Moreover, the salar ecosystem has been very little studied, and the only studies available are those carried out by the companies themselves. Most scientists agree, however, that it is a very fragile ecosystem, where everything is interconnected. The hydrological model of the salar presented by the companies is that freshwater and saltwater cannot mix for density reasons,” says Domingo Lara. So for them, it’s as if brines are a different product from fresh water. But that’s not the case. Fresh water from the lagoons, for example, recharges the salar over a long period of time. Whether you extract brines or fresh water from the salar, you are draining the same basin, the same aquifer.
Faced with this problem, the company has set itself the objective of reducing the use of continental water by 65% and achieving carbon neutrality by 2040. This is a great ambition for a company that, owned since the Pinochet dictatorship by the nephew of the former Chilean general, has had to face up to cases of hidden financing of political campaigns, convictions for environmental pollution and failure to respect the rights of native peoples. It now presents itself as the “good neighbour” and claims that sustainable development is central to its lithium strategy.

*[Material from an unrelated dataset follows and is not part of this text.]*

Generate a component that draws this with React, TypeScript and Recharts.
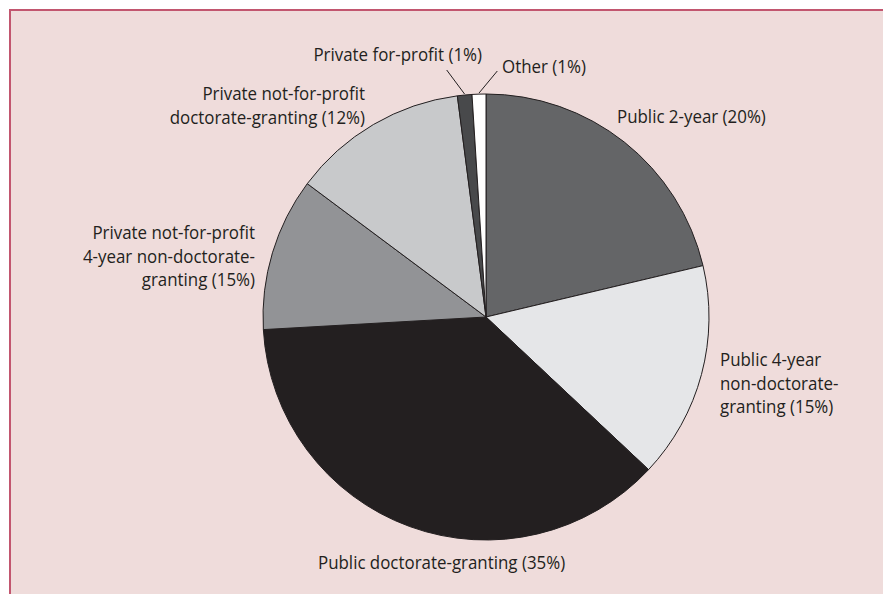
import React from 'react';
import { Cell, Pie, PieChart } from 'recharts';

const categories = [
  'Public 2-year',
  'Public 4-year non-doctorate-granting',
  'Public doctorate-granting',
  'Private not-for-profit 4-year non-doctorate-granting',
  'Private not-for-profit doctorate-granting',
  'Private for-profit',
  'Other'
];
const shares = [21.3, 15.7, 37.1, 11.1, 12.75, 1.05, 1.0];
const labelLines = [
  ['Public 2-year (20%)'],
  ['Public 4-year', 'non-doctorate-', 'granting (15%)'],
  ['Public doctorate-granting (35%)'],
  ['Private not-for-profit', '4-year non-doctorate-', 'granting (15%)'],
  ['Private not-for-profit', 'doctorate-granting (12%)'],
  ['Private for-profit (1%)'],
  ['Other (1%)']
];

const SLICE_COLORS = ['#646567', '#e5e6e8', '#231f20', '#929396', '#c8c9cb', '#48494b', '#ffffff'];
const INK = '#231f20';
const FONT = '"Open Sans", "Noto Sans", sans-serif';
const SQUEEZE = 0.89; // the original face is a narrow humanist sans

// label placement relative to the pie centre; lead = leader line end point
const LABEL_LAYOUT: Array<{ dx: number; dy: number; anchor: 'start' | 'middle' | 'end'; lh: number; lead?: [number, number] }> = [
  { dx: 131, dy: -194.5, anchor: 'start', lh: 23.6 },
  { dx: 234, dy: 49, anchor: 'start', lh: 23.6 },
  { dx: -168, dy: 252, anchor: 'start', lh: 23.6 },
  { dx: -231, dy: -78, anchor: 'end', lh: 23.6 },
  { dx: -121, dy: -216.6, anchor: 'end', lh: 23.3 },
  { dx: -4, dy: -256.5, anchor: 'end', lh: 23.6, lead: [-39.3, -247] },
  { dx: 16, dy: -243.7, anchor: 'start', lh: 23.6, lead: [11.3, -246] }
];

const data = categories.map((name, i) => ({ name, value: shares[i] }));

const RAD = Math.PI / 180;

function renderLabel(props: any) {
  const { cx, cy, midAngle, outerRadius, index } = props;
  const cfg = LABEL_LAYOUT[index];
  const lines = labelLines[index];
  const x = cx + cfg.dx;
  const y = cy + cfg.dy;
  let leader = null;
  if (cfg.lead) {
    const sx = cx + Math.cos(-midAngle * RAD) * (outerRadius + 1);
    const sy = cy + Math.sin(-midAngle * RAD) * (outerRadius + 1);
    leader = <line x1={sx} y1={sy} x2={cx + cfg.lead[0]} y2={cy + cfg.lead[1]} stroke={INK} strokeWidth={1} />;
  }
  return (
    <g key={'lbl-' + index}>
      {leader}
      <text
        x={0}
        y={0}
        transform={`translate(${x} ${y}) scale(${SQUEEZE} 1)`}
        textAnchor={cfg.anchor}
        fill={INK}
        fontSize={19}
        fontFamily={FONT}
      >
        {lines.map((ln, j) => (
          <tspan key={j} x={0} dy={j === 0 ? 0 : cfg.lh}>{ln}</tspan>
        ))}
      </text>
    </g>
  );
}

export default function App() {
  return (
    <div style={{ position: 'absolute', left: 0, top: 0, width: 883, height: 594, overflow: 'hidden', background: '#fff' }}>
      <div
        style={{
          position: 'absolute',
          left: 9,
          top: 9,
          width: 900,
          height: 600,
          background: '#efdcdb',
          borderTop: '2px solid #c2566f',
          borderLeft: '2px solid #c2566f'
        }}
      />
      <div style={{ position: 'absolute', left: 0, top: 0 }}>
        <PieChart width={883} height={594} margin={{ top: 0, right: 0, bottom: 0, left: 0 }}>
          <Pie
            data={data}
            dataKey="value"
            nameKey="name"
            cx={486}
            cy={317}
            outerRadius={223}
            startAngle={90}
            endAngle={-270}
            stroke={INK}
            strokeWidth={1}
            label={renderLabel}
            labelLine={false}
            isAnimationActive={false}
          >
            {data.map((d, i) => (
              <Cell key={d.name} fill={SLICE_COLORS[i]} />
            ))}
          </Pie>
        </PieChart>
      </div>
    </div>
  );
}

“An extractivist, dirty and corrupt company
A seduction operation that farmer Christian Espindola is not fooled by: “SQM is destroying the Salar de Atacama, and at the same time, in its ‘good neighbour’ campaign, it is occupying our culture, our traditions, our ancestors. Why? To clean up their image as a dirty, corrupt, extractivist company. They sell lithium as a clean, green mineral, but that is a lie. Every mine damages and destroys its environment. In addition to the ecological disaster, they generate deep conflicts in the communities. We end up fighting among ourselves because of the mine. In the indigenous villages, some work with the mine or accept its money, others refuse to collaborate. This situation creates a lot of tension in these communities, which traditionally function as one big family.